Food is NOLA’s other big attraction. In the space of three days I tried everything from ‘hole in the wall’ to the uber cool Bacchanal, a European inspired outdoor restaurant where you pick your own assiette of posh cheese and/or meat, to which they add an extraordinary amount of trimmings (crudites, bread, olives, chutneys). With just one morning to go I still have several items on my list of things to try. Cafe du Monde’s production line of beignets is more impressive than the actual product, churned out in their thousands and thrown into a paper bag, accompanied by a paper cup of iced latte. I figure the ten minute walk to Cafe Maspero is not really enough to justify a bowl of crawfish etouffe but it’s a NOLA specialty so has to be tried.

Then the stroll to Mothers is in the same direction as the railway station so I queue with the locals for PoBoy with grilled gulf shrimp to eat on the train, picking up their famous Debris au Jus (yep, all the meaty bits that fall in the pan from the slicing of roast beef for PoBoys) and bread pudding (third variation with brandy sauce) to ensure all food groups are catered for. Hands down one of the best meals you can have if you're flexitarian.

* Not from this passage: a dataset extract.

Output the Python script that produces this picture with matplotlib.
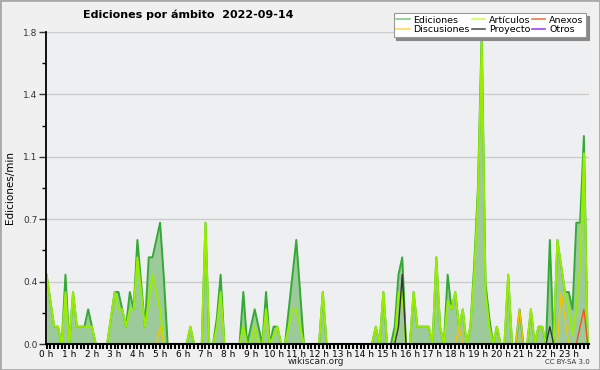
import matplotlib.pyplot as plt
from matplotlib.patches import Rectangle
from matplotlib.lines import Line2D
import numpy as np

plt.rcParams['font.family'] = ['DejaVu Sans']

# one value every 10 minutes, one row = 2 hours
hour_labels = [f'{h} h' for h in range(24)]

ediciones = [
    0.4, 0.25, 0.1, 0.1, 0, 0.4,    0, 0.3, 0.1, 0.1, 0.1, 0.2,
    0.1, 0, 0, 0, 0, 0.15,          0.3, 0.3, 0.2, 0.1, 0.3, 0.2,
    0.6, 0.35, 0.1, 0.5, 0.5, 0.6,  0.7, 0.38, 0, 0, 0, 0,
    0, 0, 0.1, 0, 0, 0,             0.7, 0, 0, 0.15, 0.4, 0,
    0, 0, 0, 0, 0.3, 0,             0.1, 0.2, 0.1, 0, 0.3, 0,
    0.1, 0.1, 0, 0, 0.2, 0.4,       0.6, 0.3, 0, 0, 0, 0,
    0, 0.3, 0, 0, 0, 0,             0, 0, 0, 0, 0, 0,
    0, 0, 0, 0.1, 0, 0.3,           0, 0, 0.1, 0.4, 0.5, 0,
    0, 0.3, 0.1, 0.1, 0.1, 0.1,     0, 0.5, 0.1, 0, 0.4, 0.2,
    0.3, 0.1, 0.2, 0, 0.1, 0.45,    0.9, 1.8, 0.35, 0.15, 0, 0.1,
    0, 0, 0.4, 0, 0, 0.2,           0, 0, 0.2, 0, 0.1, 0.1,
    0, 0.6, 0, 0.6, 0.45, 0.3,      0.3, 0.2, 0.7, 0.7, 1.2, 0,
]

articulos = [
    0.4, 0.25, 0.1, 0.1, 0, 0.3,    0, 0.3, 0.1, 0.1, 0.1, 0.1,
    0.1, 0, 0, 0, 0, 0.15,          0.3, 0.2, 0.2, 0.1, 0.2, 0.2,
    0.5, 0.3, 0.1, 0.25, 0.4, 0.3,  0.2, 0, 0, 0, 0, 0,
    0, 0, 0.1, 0, 0, 0,             0.7, 0, 0, 0.1, 0.3, 0,
    0, 0, 0, 0, 0.1, 0,             0, 0.1, 0, 0, 0.2, 0,
    0.05, 0.1, 0, 0, 0.1, 0.2,      0.2, 0.1, 0, 0, 0, 0,
    0, 0.3, 0, 0, 0, 0,             0, 0, 0, 0, 0, 0,
    0, 0, 0, 0.1, 0, 0.3,           0, 0, 0, 0.3, 0.3, 0,
    0, 0.3, 0.1, 0.1, 0.1, 0.1,     0, 0.5, 0.1, 0, 0.25, 0.2,
    0.3, 0.1, 0.2, 0, 0.1, 0.4,     0.85, 1.75, 0.3, 0.1, 0, 0.1,
    0, 0, 0.4, 0, 0, 0,             0, 0, 0.2, 0, 0.1, 0.1,
    0, 0, 0, 0.6, 0.45, 0.3,        0.2, 0.05, 0.2, 0.45, 1.1, 0,
]

discusiones = [0.0] * 144
discusiones[30] = 0.1
discusiones[109] = 0.1
discusiones[125] = 0.2
discusiones[136] = 0.3
discusiones[137] = 0.15

proyecto = [0.0] * 144
proyecto[93] = 0.1
proyecto[94] = 0.4
proyecto[133] = 0.1

anexos = [0.0] * 144
anexos[141] = 0.1
anexos[142] = 0.2

otros = [0.0] * 144

x = np.arange(len(ediciones))

fig = plt.figure(figsize=(6, 3.7), dpi=100, facecolor='#f0f0f0')
ax = fig.add_axes([46 / 600, 26 / 370, 543 / 600, 312 / 370])
ax.set_facecolor('#eeeff1')

ax.fill_between(x, ediciones, color='#9dca9b', lw=0, zorder=1)
ax.plot(x, ediciones, color='#33aa33', lw=1.4, zorder=2)
ax.plot(x, articulos, color='#99ee00', lw=1.4, zorder=2)
ax.plot(x, discusiones, color='#f5c400', lw=1.0, zorder=2)
ax.plot(x, proyecto, color='#333333', lw=1.0, zorder=2)
ax.plot(x, anexos, color='#ee5522', lw=1.0, zorder=2)
ax.plot(x, otros, color='#9933ff', lw=1.0, zorder=2)

ax.set_xlim(-0.15, 143.35)
ax.set_ylim(0, 1.8)

yt = np.linspace(0, 1.8, 6)
ax.set_yticks(yt)
ax.set_yticklabels([f'{v:.1f}' for v in yt])
ax.set_yticks((yt[:-1] + yt[1:]) / 2, minor=True)
ax.set_xticks(np.arange(0, 144, 6))
ax.set_xticklabels(hour_labels)
ax.set_xticks(np.arange(0, 144), minor=True)

ax.tick_params(axis='y', which='major', length=5, width=1, labelsize=6.5,
               colors='#333333', pad=1)
ax.tick_params(axis='y', which='minor', length=3, width=1)
ax.tick_params(axis='x', which='both', length=3.5, width=1.5, labelsize=6.5,
               pad=0.5)

ax.yaxis.grid(True, color='#cccccc', lw=1)
ax.set_axisbelow(True)
for s in ['top', 'right']:
    ax.spines[s].set_visible(False)
ax.spines['left'].set_linewidth(1.3)
ax.spines['bottom'].set_linewidth(1.5)
ax.spines['left'].set_zorder(3)
ax.spines['bottom'].set_zorder(3)

handles = [
    Line2D([], [], color='#88cc88', lw=1.2),
    Line2D([], [], color='#ffdd55', lw=1.2),
    Line2D([], [], color='#ccff55', lw=1.2),
    Line2D([], [], color='#555555', lw=1.2),
    Line2D([], [], color='#ee7744', lw=1.2),
    Line2D([], [], color='#9944ee', lw=1.2),
]
labels = ['Ediciones', 'Discusiones', 'Artículos', 'Proyecto', 'Anexos', 'Otros']
leg = fig.legend(handles, labels, ncol=3, loc='upper right',
                 bbox_to_anchor=(591 / 600, 1 - 8 / 370), fontsize=6.8,
                 frameon=True, fancybox=False, shadow={'color': '#888888', 'alpha': 1},
                 handlelength=1.4, handletextpad=0.4, columnspacing=0.2,
                 labelspacing=0.05, borderpad=0.3)
leg.get_frame().set_edgecolor('#999999')
leg.get_frame().set_linewidth(0.8)

fig.text(188 / 600, 1 - 15 / 370, 'Ediciones por ámbito  2022-09-14',
         fontsize=8, fontweight='bold', ha='center', va='center')
fig.text(10 / 600, 1 - 188 / 370, 'Ediciones/min', rotation=90,
         fontsize=7.5, ha='center', va='center')
fig.text(316 / 600, 1 - 362 / 370, 'wikiscan.org', fontsize=6.5,
         ha='center', va='center', color='#222222')
fig.text(590 / 600, 1 - 362 / 370, 'CC BY-SA 3.0', fontsize=5,
         ha='right', va='center', color='#333333')

fig.patches.append(Rectangle((0, 0), 1, 1, transform=fig.transFigure,
                             fill=False, edgecolor='#aaaaaa', lw=2))

fig.savefig('out.png', dpi=100, facecolor=fig.get_facecolor())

I roll into the station at the same time as The City of New Orleans: a giant of a train, double decker but with a dainty little compartment below the main seating area for women to powder our noses. There is an observation car on this line, one of the reasons that many people tell me they choose AmTrak despite its many deficiencies. Windows extend up into the ceiling allowing the landscape in, along with America’s underclass and poverty that should not exist in a country this wealthy: derelict terraces, decrepit industry, twisted and tamped metal, tyres and industrial waste on the outskirts and in the inner cities hurried through.

An Amtrak train crashed in Missouri the previous night killing three (two on board, one in the dump truck it hit) so I was not feeling totally secure, but at least we left NOLA on time. But the optimism for a scheduled arrival soon dissipated as we ground down to the speed curfew during the heat of the day and shunted into a siding to allow a train to pass. There’s no WiFi. According to the conductor: ‘The broadband in this region is terrible’ so Amtrak stopped paying for it. Geographic inquality between the South and the North made manifest in infrastructure disparity.

We skirt Lake Pontchartrain, its other side unseen, then chug slowly through bayou. The earth gradually becomes more solid, the trees bigger, the sky full of threatening rain, and finally we roll into Memphis, Tennessee, an hour late. Just after midnight my hotel is looking scarily locked up until the receptionist eventually appears and lets me in.